We are NW of London, in a secure yard, no possibility of hookup, can't be running in and out with batteries, it's a bonded warehouse, so very secure. Insurance company are aware of the location, and new van, but I haven't told them about the Alarm, because I didn't know about it!
Just would have been nice to get a discount.

So a battery disconnect method seems the only logical conclusion.


----------



## riverboat2001 (Apr 2, 2009)

also when not on ehu and with the vans 12v switched off the fridge seems to be still working which will further deplete the batteries!!!!!! :?: :?: :? :? :? :? :? :?:


----------



## Penquin (Oct 15, 2007)

Your fridge should have three ways of power - gas, EHU and 12v - the 12v should be protected by a relay so that it only runs on 12v when the engine is running as it draws about 8amps.

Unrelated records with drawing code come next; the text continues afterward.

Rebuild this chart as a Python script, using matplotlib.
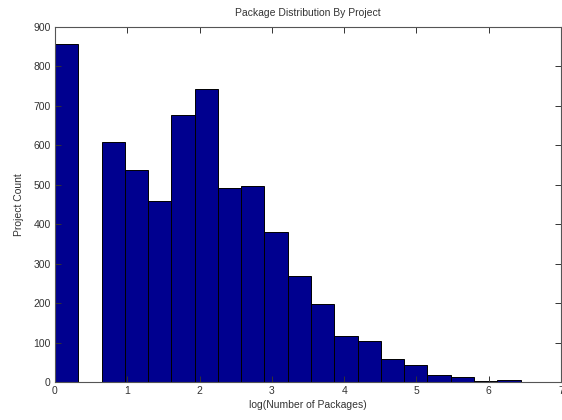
import numpy as np
import matplotlib
matplotlib.use("Agg")
import matplotlib.pyplot as plt

# histogram counts, 20 bins over log(number of packages)
counts = [858, 0, 608, 538, 459, 676, 744, 492, 497, 380,
          270, 198, 116, 103, 59, 42, 18, 12, 2, 5]
x_min, x_max = 0.0, 6.44
x_ticks = [0, 1, 2, 3, 4, 5, 6, 7]
y_ticks = [0, 100, 200, 300, 400, 500, 600, 700, 800, 900]

plt.rcParams['font.family'] = ['Liberation Sans', 'DejaVu Sans']

edges = np.linspace(x_min, x_max, len(counts) + 1)

fig = plt.figure(figsize=(5.62, 4.2), dpi=100)
ax = fig.add_axes([55 / 562, 38 / 420, 506 / 562, 355 / 420])

ax.bar(edges[:-1], counts, width=np.diff(edges), align='edge',
       color='#00008f', edgecolor='black', linewidth=0.7)

ax.set_xlim(0, 7)
ax.set_ylim(0, 900)
ax.set_xticks(x_ticks)
ax.set_yticks(y_ticks)
ax.tick_params(direction='in', top=True, right=True, length=4,
               width=0.7, labelsize=7.5, colors='#333333', pad=3)
for s in ax.spines.values():
    s.set_color('#555555')
    s.set_linewidth(0.8)

ax.set_title('Package Distribution By Project', fontsize=7.5, color='#333333', pad=8)
ax.set_xlabel('log(Number of Packages)', fontsize=7.5, color='#333333', labelpad=3)
ax.set_ylabel('Project Count', fontsize=7.5, color='#333333', labelpad=7)

fig.savefig('out.png', dpi=100)
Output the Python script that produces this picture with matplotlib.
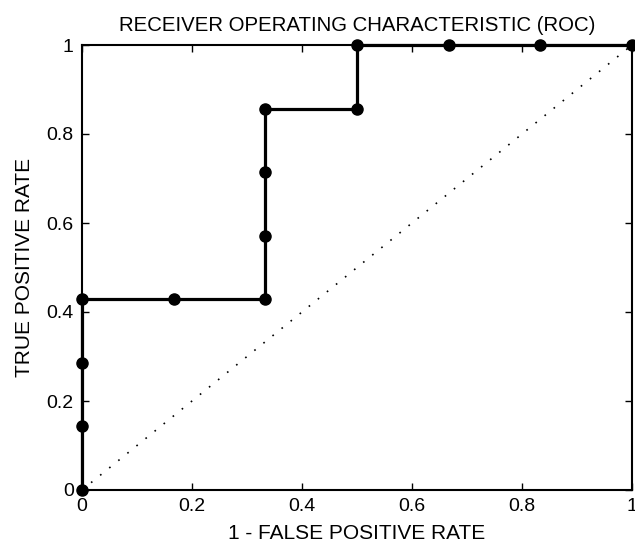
import numpy as np
import matplotlib
matplotlib.use('Agg')
import matplotlib.pyplot as plt

plt.rcParams['font.family'] = ['Liberation Sans', 'DejaVu Sans']

# ROC points (1 - false positive rate, true positive rate)
fpr = [0, 0, 0, 0, 1/6, 2/6, 2/6, 2/6, 2/6, 3/6, 3/6, 4/6, 5/6, 1]
tpr = [0, 1/7, 2/7, 3/7, 3/7, 3/7, 4/7, 5/7, 6/7, 6/7, 1, 1, 1, 1]
ticks = [0, 0.2, 0.4, 0.6, 0.8, 1]
tick_labels = ['0', '0.2', '0.4', '0.6', '0.8', '1']

fig = plt.figure(figsize=(6.35, 5.48), dpi=100)
ax = fig.add_axes([82/635, 58/548, 550/635, 445/548])

ax.plot([0, 1], [0, 1], color='black', linestyle=(0, (1, 6)), lw=1.2)
ax.plot(fpr, tpr, color='black', lw=2.3, marker='o', ms=8, clip_on=False, zorder=5)

ax.set_xlim(0, 1)
ax.set_ylim(0, 1)
ax.set_xticks(ticks)
ax.set_xticklabels(tick_labels)
ax.set_yticks(ticks)
ax.set_yticklabels(tick_labels)
ax.tick_params(direction='in', top=True, right=True, length=5, width=1,
               labelsize=14, pad=6)
for s in ax.spines.values():
    s.set_linewidth(1.5)

ax.set_title('RECEIVER OPERATING CHARACTERISTIC (ROC)', fontsize=14.7, pad=10)
ax.set_xlabel('1 - FALSE POSITIVE RATE', fontsize=15, labelpad=6)
ax.set_ylabel('TRUE POSITIVE RATE', fontsize=15, labelpad=9)

fig.savefig('out.png', dpi=100)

If the fridge is on and the gas is off and there is no EHU then there has to be a fault which the dealer needs to check out as left with the fridge running the 2 new batteries (220 amp hours) will only run for a theoretical maximum of 27.5 hours and in fact much less than that as once the battery drops voltage it will never give that amount so you might get about 12 hours running only......... and even worse the batteries may well be damaged irreversibly.

So that needs checking out urgently. Many fridges are now auto switch over - is yours or do you have a switch to change depending on the power source?

If your is auto is the gas turned off? Check that as if the gas is on it will run on that for preference once the engine stops.

I hope that makes sense, the fridge nees checking as to whether it is running still....

Dave


----------



## sideways (Jun 2, 2008)

On our last van the fridge had to be selected to off or it drew power, the fridge itself didnt work but the control panel drew power, i had a battery master and a cobra alarm and didnt have any issues with flat batteries.


----------



## riverboat2001 (Apr 2, 2009)

Sorted the fridge....us being a bit thick!
Didn't spot the off position,only excuse was that it was the end of a long day in a new van....(looks very sheepish)


----------